The first building in the chronological presentation of Gehry buildings (ordered by project start date) will be unknown to those who know him as the architect of the Guggenheim Bilbao and other high-profile institutional buildings. It is the Hillcrest Apartment Building (first spread, below), completed in 1962 in Santa Monica, which Cohen describes as "this first refined residence by Gehry," done with associate C. Gregory Walsh. There's nothing foreshadowing Gehry's later experiments with inexpensive materials and even later formal inventiveness, but the project comes across photographs as highly pleasing, especially the Japanese-inspired interiors, something touched on by Cohen.

Like the 37 projects that follow, Hillcrest is documented with one title page, one page of quotes by Gehry and others, one page of text by Cohen, and photos (no drawings) filling the balancing pages. The projects are presented across six to twelve pages, making the whole assemblage of Gehry's career cursory at best. Even so, Cohen has a deep knowledge of Gehry's oeuvre and design process (the first of the planned eight-volume Frank Gehry: Catalogue Raisonné of the Drawings edited by Cohen was released last year by Cahiers d'Art), which makes his project descriptions highly revealing.

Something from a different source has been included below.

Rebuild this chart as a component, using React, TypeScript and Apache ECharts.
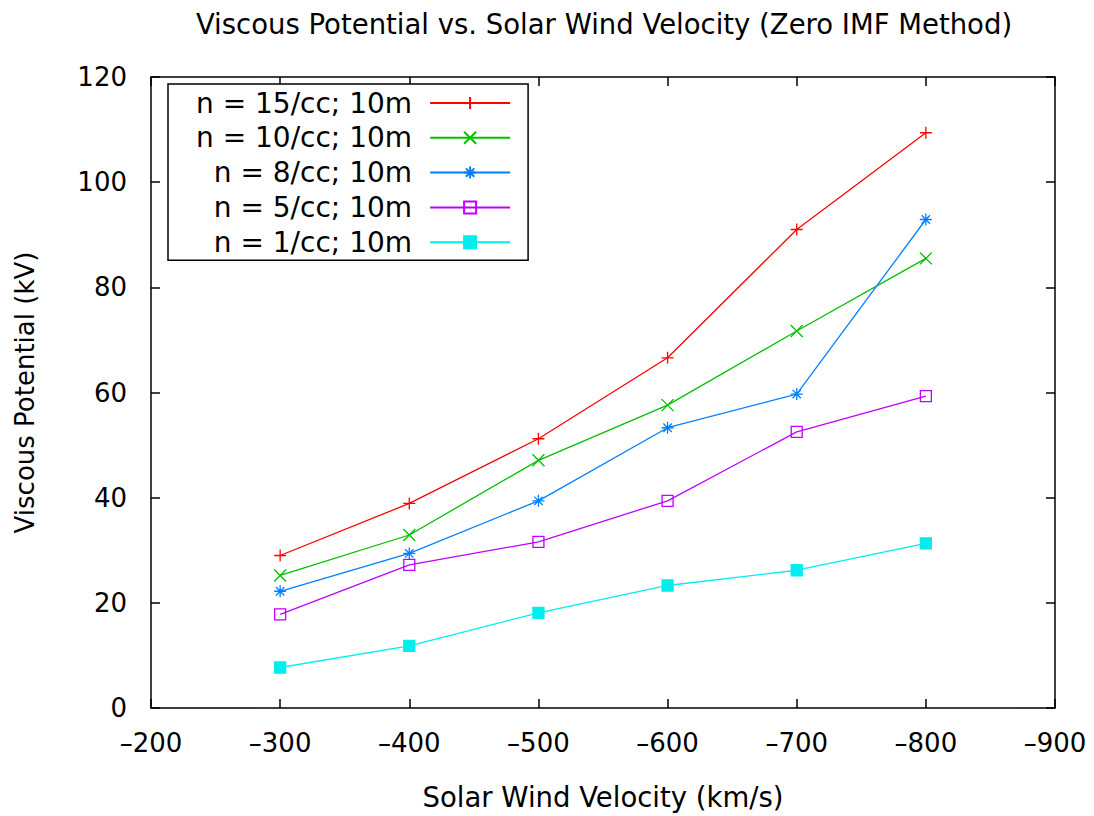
import { useEffect, useRef } from 'react';
import * as echarts from 'echarts';

// Solar wind velocity (km/s) at which the viscous potential was computed
const velocities = [-300, -400, -500, -600, -700, -800];

const seriesNames = [
  'n = 15/cc; 10m',
  'n = 10/cc; 10m',
  'n = 8/cc; 10m',
  'n = 5/cc; 10m',
  'n = 1/cc; 10m',
];

// Viscous potential (kV) per density
const n15 = [29.0, 38.9, 51.2, 66.6, 91.0, 109.4];
const n10 = [25.2, 32.9, 47.1, 57.6, 71.7, 85.5];
const n8 = [22.2, 29.4, 39.4, 53.3, 59.7, 92.9];
const n5 = [17.8, 27.2, 31.6, 39.4, 52.5, 59.3];
const n1 = [7.7, 11.8, 18.1, 23.3, 26.2, 31.3];

const seriesValues = [n15, n10, n8, n5, n1];
const seriesColors = ['#ff0000', '#00c000', '#0080ff', '#c000ff', '#00eeee'];

// gnuplot-style point types: plus, cross, asterisk, open box, filled box
const PLUS = 'path://M0,5L10,5M5,0L5,10';
const CROSS = 'path://M0,0L10,10M10,0L0,10';
const STAR = 'path://M0,5L10,5M5,0L5,10M1.5,1.5L8.5,8.5M8.5,1.5L1.5,8.5';
const BOX = 'path://M0,0L10,0L10,10L0,10Z';
const seriesSymbols = [PLUS, CROSS, STAR, BOX, 'rect'];
const seriesSymbolSizes = [12, 12, 12, 11, 11];

const FONT = '"DejaVu Sans", Verdana, sans-serif';

export default function App() {
  const ref = useRef<HTMLDivElement>(null);

  useEffect(() => {
    document.body.style.margin = '0';
    if (!ref.current) return;
    const chart = echarts.init(ref.current, undefined, { renderer: 'svg' });

    const frameLine = { show: true, onZero: false, lineStyle: { color: '#000', width: 1.5 } };
    const frameTick = { show: true, inside: true, length: 9, lineStyle: { color: '#000', width: 1.5 } };

    const series = seriesNames.map((name, i) => ({
      name,
      type: 'line' as const,
      data: velocities.map((v, j) => [v, seriesValues[i][j]]),
      symbol: seriesSymbols[i],
      symbolSize: seriesSymbolSizes[i],
      symbolKeepAspect: true,
      showAllSymbol: true,
      lineStyle: { color: seriesColors[i], width: 1.3 },
      itemStyle: {
        color: i === 3 ? 'rgba(0,0,0,0)' : seriesColors[i],
        borderColor: seriesColors[i],
        borderWidth: 1.3,
      },
      emphasis: { disabled: true },
      z: 2 + i,
    }));

    const xCommon = {
      type: 'value' as const,
      min: -900,
      max: -200,
      interval: 100,
      inverse: true,
      axisLine: frameLine,
      axisTick: frameTick,
      splitLine: { show: false },
    };
    const yCommon = {
      type: 'value' as const,
      min: 0,
      max: 120,
      interval: 20,
      axisLine: frameLine,
      axisTick: frameTick,
      splitLine: { show: false },
    };

    chart.setOption({
      animation: false,
      backgroundColor: '#ffffff',
      textStyle: { fontFamily: FONT },
      title: {
        text: 'Viscous Potential vs. Solar Wind Velocity (Zero IMF Method)',
        left: 599,
        top: 5,
        textAlign: 'center',
        textStyle: { fontFamily: FONT, fontSize: 27.5, fontWeight: 'normal', color: '#000' },
      },
      grid: { left: 151, right: 39, top: 77, bottom: 108, containLabel: false },
      legend: {
        orient: 'vertical',
        align: 'right',
        left: 168,
        top: 84,
        padding: [5, 17, 4, 28],
        itemWidth: 80,
        itemHeight: 15,
        itemGap: 6.8,
        backgroundColor: '#ffffff',
        borderColor: '#000',
        borderWidth: 1.5,
        selectedMode: false,
        textStyle: {
          fontFamily: FONT,
          fontSize: 28,
          color: '#000',
          padding: [0, 13, 0, 0],
        },
        data: seriesNames,
      },
      xAxis: [
        {
          ...xCommon,
          position: 'bottom',
          name: 'Solar Wind Velocity (km/s)',
          nameLocation: 'middle',
          nameGap: 75,
          nameTextStyle: { fontFamily: FONT, fontSize: 27.5, color: '#000' },
          axisLabel: {
            margin: 22,
            fontFamily: FONT,
            fontSize: 26,
            color: '#000',
            formatter: (v: number) => (v < 0 ? '\u2013' + Math.abs(v) : String(v)),
          },
        },
        {
          ...xCommon,
          position: 'top',
          axisLabel: { show: false },
        },
      ],
      yAxis: [
        {
          ...yCommon,
          position: 'left',
          name: 'Viscous Potential (kV)',
          nameLocation: 'middle',
          nameGap: 113,
          nameTextStyle: { fontFamily: FONT, fontSize: 26, color: '#000' },
          axisLabel: { margin: 24, fontFamily: FONT, fontSize: 26, color: '#000' },
        },
        {
          ...yCommon,
          position: 'right',
          axisLabel: { show: false },
        },
      ],
      series,
    });

    return () => chart.dispose();
  }, []);

  return <div ref={ref} style={{ width: 1094, height: 816 }} />;
}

Cohen's text is the most valuable part of the book, outside of having an all-in-one-place bound volume of Gehry's masterpieces.

The only glaring omission among the nearly forty buildings gathered from roughly 180 buildings around the world — at least from this New Yorker's perspective — is the IAC Headquarters in Manhattan's Chelsea neighborhood. The later 8 Spruce Street (aka New York by Gehry) is here, but Gehry's first ground-up building in NYC is missing, apparently not considered a "crucial work." But, with its double-curved glass panels, not the by-then expected Gehry titanium or stainless steel, pushing the envelope at the time (ca. 2004–2007), the office building is obviously important in Gehry's oeuvre, if not without its flaws. Sadly, I don't get to read Cohen's insight on IAC, but his takes on the numerous other Gehry masterpieces do nicely.